* **Information shown**:

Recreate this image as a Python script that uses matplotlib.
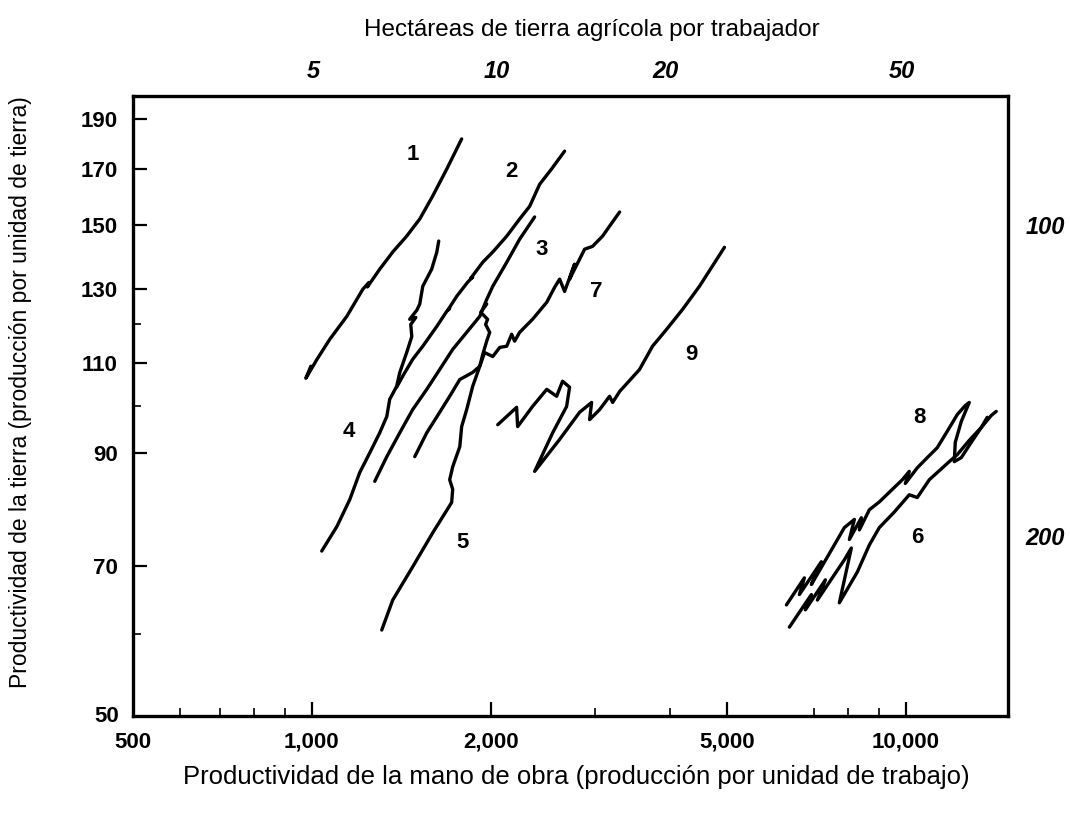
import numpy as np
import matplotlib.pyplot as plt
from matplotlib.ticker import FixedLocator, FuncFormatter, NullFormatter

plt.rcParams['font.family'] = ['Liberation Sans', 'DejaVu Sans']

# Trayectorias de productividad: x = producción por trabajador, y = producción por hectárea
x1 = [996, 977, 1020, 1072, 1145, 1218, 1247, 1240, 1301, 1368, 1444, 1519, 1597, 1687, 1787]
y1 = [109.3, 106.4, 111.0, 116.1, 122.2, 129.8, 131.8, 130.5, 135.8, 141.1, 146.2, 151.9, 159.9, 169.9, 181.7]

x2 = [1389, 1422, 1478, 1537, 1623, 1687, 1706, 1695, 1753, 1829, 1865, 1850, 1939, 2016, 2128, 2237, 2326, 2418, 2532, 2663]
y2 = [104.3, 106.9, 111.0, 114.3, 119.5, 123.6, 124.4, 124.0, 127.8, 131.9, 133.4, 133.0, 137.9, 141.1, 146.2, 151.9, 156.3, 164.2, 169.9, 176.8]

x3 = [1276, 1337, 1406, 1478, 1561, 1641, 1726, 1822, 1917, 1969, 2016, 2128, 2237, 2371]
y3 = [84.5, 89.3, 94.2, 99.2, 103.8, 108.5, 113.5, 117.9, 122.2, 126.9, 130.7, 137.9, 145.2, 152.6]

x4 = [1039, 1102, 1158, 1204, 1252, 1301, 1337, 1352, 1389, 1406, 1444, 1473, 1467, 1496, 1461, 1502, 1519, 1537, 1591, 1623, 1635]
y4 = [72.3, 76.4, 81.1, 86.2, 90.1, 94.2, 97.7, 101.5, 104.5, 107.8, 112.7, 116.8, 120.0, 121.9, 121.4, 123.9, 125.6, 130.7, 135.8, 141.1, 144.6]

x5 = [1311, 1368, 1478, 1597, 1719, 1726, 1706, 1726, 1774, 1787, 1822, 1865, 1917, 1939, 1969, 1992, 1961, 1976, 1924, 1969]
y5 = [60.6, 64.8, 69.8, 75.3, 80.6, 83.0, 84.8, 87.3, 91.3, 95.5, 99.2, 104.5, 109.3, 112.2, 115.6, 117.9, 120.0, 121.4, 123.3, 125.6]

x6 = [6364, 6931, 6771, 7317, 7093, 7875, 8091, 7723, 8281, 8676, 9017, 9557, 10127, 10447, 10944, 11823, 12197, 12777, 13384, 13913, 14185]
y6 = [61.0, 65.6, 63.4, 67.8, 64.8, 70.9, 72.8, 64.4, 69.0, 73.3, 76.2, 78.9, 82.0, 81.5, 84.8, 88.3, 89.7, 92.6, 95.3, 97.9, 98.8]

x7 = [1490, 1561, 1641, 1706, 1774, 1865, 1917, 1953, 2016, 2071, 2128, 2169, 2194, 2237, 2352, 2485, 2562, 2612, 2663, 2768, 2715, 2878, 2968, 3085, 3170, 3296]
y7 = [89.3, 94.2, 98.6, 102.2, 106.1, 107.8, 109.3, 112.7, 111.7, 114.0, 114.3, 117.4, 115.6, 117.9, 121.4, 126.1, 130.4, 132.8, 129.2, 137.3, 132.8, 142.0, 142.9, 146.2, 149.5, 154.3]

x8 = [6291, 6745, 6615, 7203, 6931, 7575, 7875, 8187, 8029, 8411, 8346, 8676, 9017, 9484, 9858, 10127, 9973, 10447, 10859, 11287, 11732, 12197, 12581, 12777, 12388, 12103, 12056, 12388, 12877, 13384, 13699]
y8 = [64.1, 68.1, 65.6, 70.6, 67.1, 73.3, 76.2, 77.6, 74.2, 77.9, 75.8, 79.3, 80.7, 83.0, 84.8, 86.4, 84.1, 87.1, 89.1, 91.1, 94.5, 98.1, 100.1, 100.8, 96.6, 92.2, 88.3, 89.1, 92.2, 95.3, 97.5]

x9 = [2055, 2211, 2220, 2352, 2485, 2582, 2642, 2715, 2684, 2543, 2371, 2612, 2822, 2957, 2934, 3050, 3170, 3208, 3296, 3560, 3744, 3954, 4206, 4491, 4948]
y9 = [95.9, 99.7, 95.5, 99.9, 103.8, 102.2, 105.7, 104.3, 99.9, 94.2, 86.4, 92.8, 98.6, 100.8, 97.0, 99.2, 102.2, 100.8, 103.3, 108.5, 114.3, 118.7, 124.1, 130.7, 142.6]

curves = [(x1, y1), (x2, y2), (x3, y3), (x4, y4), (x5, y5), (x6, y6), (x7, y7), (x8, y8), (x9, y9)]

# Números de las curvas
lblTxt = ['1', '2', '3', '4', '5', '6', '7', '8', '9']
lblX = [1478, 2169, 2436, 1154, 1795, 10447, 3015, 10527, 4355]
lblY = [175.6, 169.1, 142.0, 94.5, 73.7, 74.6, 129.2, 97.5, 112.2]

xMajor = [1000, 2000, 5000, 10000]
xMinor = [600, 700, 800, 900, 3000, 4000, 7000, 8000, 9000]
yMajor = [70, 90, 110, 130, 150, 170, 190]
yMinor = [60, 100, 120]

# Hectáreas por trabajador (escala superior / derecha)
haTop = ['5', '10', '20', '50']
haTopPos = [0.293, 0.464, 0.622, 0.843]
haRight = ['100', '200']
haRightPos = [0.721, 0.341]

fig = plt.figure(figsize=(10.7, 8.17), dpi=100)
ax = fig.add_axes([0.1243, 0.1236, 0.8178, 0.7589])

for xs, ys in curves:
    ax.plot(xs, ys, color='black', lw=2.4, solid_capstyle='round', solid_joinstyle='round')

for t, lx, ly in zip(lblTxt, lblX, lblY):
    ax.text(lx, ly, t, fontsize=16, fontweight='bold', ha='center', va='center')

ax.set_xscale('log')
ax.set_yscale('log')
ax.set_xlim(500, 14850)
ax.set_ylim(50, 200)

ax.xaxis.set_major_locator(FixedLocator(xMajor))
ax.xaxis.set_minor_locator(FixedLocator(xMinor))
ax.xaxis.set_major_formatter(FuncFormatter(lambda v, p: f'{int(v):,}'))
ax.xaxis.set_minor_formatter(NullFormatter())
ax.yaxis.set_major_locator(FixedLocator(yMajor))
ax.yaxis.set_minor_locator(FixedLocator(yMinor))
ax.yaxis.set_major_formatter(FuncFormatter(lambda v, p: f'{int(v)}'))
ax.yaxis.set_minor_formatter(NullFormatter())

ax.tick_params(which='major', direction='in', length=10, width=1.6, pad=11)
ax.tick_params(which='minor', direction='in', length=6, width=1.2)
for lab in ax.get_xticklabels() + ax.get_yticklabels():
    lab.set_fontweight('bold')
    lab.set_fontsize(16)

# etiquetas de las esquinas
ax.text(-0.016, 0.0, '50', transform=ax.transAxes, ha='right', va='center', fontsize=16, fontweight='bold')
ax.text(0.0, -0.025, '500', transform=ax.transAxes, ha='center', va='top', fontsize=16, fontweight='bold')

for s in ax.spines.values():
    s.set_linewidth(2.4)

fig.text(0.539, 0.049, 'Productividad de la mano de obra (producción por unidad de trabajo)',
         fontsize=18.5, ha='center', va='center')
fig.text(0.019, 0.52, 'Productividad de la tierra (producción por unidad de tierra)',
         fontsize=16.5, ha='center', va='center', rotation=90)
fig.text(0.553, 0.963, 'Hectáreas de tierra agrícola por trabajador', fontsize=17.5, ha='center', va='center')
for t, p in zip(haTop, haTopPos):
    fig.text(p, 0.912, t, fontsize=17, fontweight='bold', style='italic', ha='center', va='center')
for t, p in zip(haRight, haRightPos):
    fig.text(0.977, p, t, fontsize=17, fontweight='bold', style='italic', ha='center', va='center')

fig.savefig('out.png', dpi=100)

* **Exercise description**: Write out the full listing verbatim, excluding its pictures.

* **Full answer**:
Recreate this image as a Python script that uses matplotlib.
import numpy as np
import matplotlib.pyplot as plt
from matplotlib.ticker import FixedLocator, FuncFormatter, NullFormatter

plt.rcParams['font.family'] = ['Liberation Sans', 'DejaVu Sans']

# Trayectorias de productividad: x = producción por trabajador, y = producción por hectárea
x1 = [996, 977, 1020, 1072, 1145, 1218, 1247, 1240, 1301, 1368, 1444, 1519, 1597, 1687, 1787]
y1 = [109.3, 106.4, 111.0, 116.1, 122.2, 129.8, 131.8, 130.5, 135.8, 141.1, 146.2, 151.9, 159.9, 169.9, 181.7]

x2 = [1389, 1422, 1478, 1537, 1623, 1687, 1706, 1695, 1753, 1829, 1865, 1850, 1939, 2016, 2128, 2237, 2326, 2418, 2532, 2663]
y2 = [104.3, 106.9, 111.0, 114.3, 119.5, 123.6, 124.4, 124.0, 127.8, 131.9, 133.4, 133.0, 137.9, 141.1, 146.2, 151.9, 156.3, 164.2, 169.9, 176.8]

x3 = [1276, 1337, 1406, 1478, 1561, 1641, 1726, 1822, 1917, 1969, 2016, 2128, 2237, 2371]
y3 = [84.5, 89.3, 94.2, 99.2, 103.8, 108.5, 113.5, 117.9, 122.2, 126.9, 130.7, 137.9, 145.2, 152.6]

x4 = [1039, 1102, 1158, 1204, 1252, 1301, 1337, 1352, 1389, 1406, 1444, 1473, 1467, 1496, 1461, 1502, 1519, 1537, 1591, 1623, 1635]
y4 = [72.3, 76.4, 81.1, 86.2, 90.1, 94.2, 97.7, 101.5, 104.5, 107.8, 112.7, 116.8, 120.0, 121.9, 121.4, 123.9, 125.6, 130.7, 135.8, 141.1, 144.6]

x5 = [1311, 1368, 1478, 1597, 1719, 1726, 1706, 1726, 1774, 1787, 1822, 1865, 1917, 1939, 1969, 1992, 1961, 1976, 1924, 1969]
y5 = [60.6, 64.8, 69.8, 75.3, 80.6, 83.0, 84.8, 87.3, 91.3, 95.5, 99.2, 104.5, 109.3, 112.2, 115.6, 117.9, 120.0, 121.4, 123.3, 125.6]

x6 = [6364, 6931, 6771, 7317, 7093, 7875, 8091, 7723, 8281, 8676, 9017, 9557, 10127, 10447, 10944, 11823, 12197, 12777, 13384, 13913, 14185]
y6 = [61.0, 65.6, 63.4, 67.8, 64.8, 70.9, 72.8, 64.4, 69.0, 73.3, 76.2, 78.9, 82.0, 81.5, 84.8, 88.3, 89.7, 92.6, 95.3, 97.9, 98.8]

x7 = [1490, 1561, 1641, 1706, 1774, 1865, 1917, 1953, 2016, 2071, 2128, 2169, 2194, 2237, 2352, 2485, 2562, 2612, 2663, 2768, 2715, 2878, 2968, 3085, 3170, 3296]
y7 = [89.3, 94.2, 98.6, 102.2, 106.1, 107.8, 109.3, 112.7, 111.7, 114.0, 114.3, 117.4, 115.6, 117.9, 121.4, 126.1, 130.4, 132.8, 129.2, 137.3, 132.8, 142.0, 142.9, 146.2, 149.5, 154.3]

x8 = [6291, 6745, 6615, 7203, 6931, 7575, 7875, 8187, 8029, 8411, 8346, 8676, 9017, 9484, 9858, 10127, 9973, 10447, 10859, 11287, 11732, 12197, 12581, 12777, 12388, 12103, 12056, 12388, 12877, 13384, 13699]
y8 = [64.1, 68.1, 65.6, 70.6, 67.1, 73.3, 76.2, 77.6, 74.2, 77.9, 75.8, 79.3, 80.7, 83.0, 84.8, 86.4, 84.1, 87.1, 89.1, 91.1, 94.5, 98.1, 100.1, 100.8, 96.6, 92.2, 88.3, 89.1, 92.2, 95.3, 97.5]

x9 = [2055, 2211, 2220, 2352, 2485, 2582, 2642, 2715, 2684, 2543, 2371, 2612, 2822, 2957, 2934, 3050, 3170, 3208, 3296, 3560, 3744, 3954, 4206, 4491, 4948]
y9 = [95.9, 99.7, 95.5, 99.9, 103.8, 102.2, 105.7, 104.3, 99.9, 94.2, 86.4, 92.8, 98.6, 100.8, 97.0, 99.2, 102.2, 100.8, 103.3, 108.5, 114.3, 118.7, 124.1, 130.7, 142.6]

curves = [(x1, y1), (x2, y2), (x3, y3), (x4, y4), (x5, y5), (x6, y6), (x7, y7), (x8, y8), (x9, y9)]

# Números de las curvas
lblTxt = ['1', '2', '3', '4', '5', '6', '7', '8', '9']
lblX = [1478, 2169, 2436, 1154, 1795, 10447, 3015, 10527, 4355]
lblY = [175.6, 169.1, 142.0, 94.5, 73.7, 74.6, 129.2, 97.5, 112.2]

xMajor = [1000, 2000, 5000, 10000]
xMinor = [600, 700, 800, 900, 3000, 4000, 7000, 8000, 9000]
yMajor = [70, 90, 110, 130, 150, 170, 190]
yMinor = [60, 100, 120]

# Hectáreas por trabajador (escala superior / derecha)
haTop = ['5', '10', '20', '50']
haTopPos = [0.293, 0.464, 0.622, 0.843]
haRight = ['100', '200']
haRightPos = [0.721, 0.341]

fig = plt.figure(figsize=(10.7, 8.17), dpi=100)
ax = fig.add_axes([0.1243, 0.1236, 0.8178, 0.7589])

for xs, ys in curves:
    ax.plot(xs, ys, color='black', lw=2.4, solid_capstyle='round', solid_joinstyle='round')

for t, lx, ly in zip(lblTxt, lblX, lblY):
    ax.text(lx, ly, t, fontsize=16, fontweight='bold', ha='center', va='center')

ax.set_xscale('log')
ax.set_yscale('log')
ax.set_xlim(500, 14850)
ax.set_ylim(50, 200)

ax.xaxis.set_major_locator(FixedLocator(xMajor))
ax.xaxis.set_minor_locator(FixedLocator(xMinor))
ax.xaxis.set_major_formatter(FuncFormatter(lambda v, p: f'{int(v):,}'))
ax.xaxis.set_minor_formatter(NullFormatter())
ax.yaxis.set_major_locator(FixedLocator(yMajor))
ax.yaxis.set_minor_locator(FixedLocator(yMinor))
ax.yaxis.set_major_formatter(FuncFormatter(lambda v, p: f'{int(v)}'))
ax.yaxis.set_minor_formatter(NullFormatter())

ax.tick_params(which='major', direction='in', length=10, width=1.6, pad=11)
ax.tick_params(which='minor', direction='in', length=6, width=1.2)
for lab in ax.get_xticklabels() + ax.get_yticklabels():
    lab.set_fontweight('bold')
    lab.set_fontsize(16)

# etiquetas de las esquinas
ax.text(-0.016, 0.0, '50', transform=ax.transAxes, ha='right', va='center', fontsize=16, fontweight='bold')
ax.text(0.0, -0.025, '500', transform=ax.transAxes, ha='center', va='top', fontsize=16, fontweight='bold')

for s in ax.spines.values():
    s.set_linewidth(2.4)

fig.text(0.539, 0.049, 'Productividad de la mano de obra (producción por unidad de trabajo)',
         fontsize=18.5, ha='center', va='center')
fig.text(0.019, 0.52, 'Productividad de la tierra (producción por unidad de tierra)',
         fontsize=16.5, ha='center', va='center', rotation=90)
fig.text(0.553, 0.963, 'Hectáreas de tierra agrícola por trabajador', fontsize=17.5, ha='center', va='center')
for t, p in zip(haTop, haTopPos):
    fig.text(p, 0.912, t, fontsize=17, fontweight='bold', style='italic', ha='center', va='center')
for t, p in zip(haRight, haRightPos):
    fig.text(0.977, p, t, fontsize=17, fontweight='bold', style='italic', ha='center', va='center')

fig.savefig('out.png', dpi=100)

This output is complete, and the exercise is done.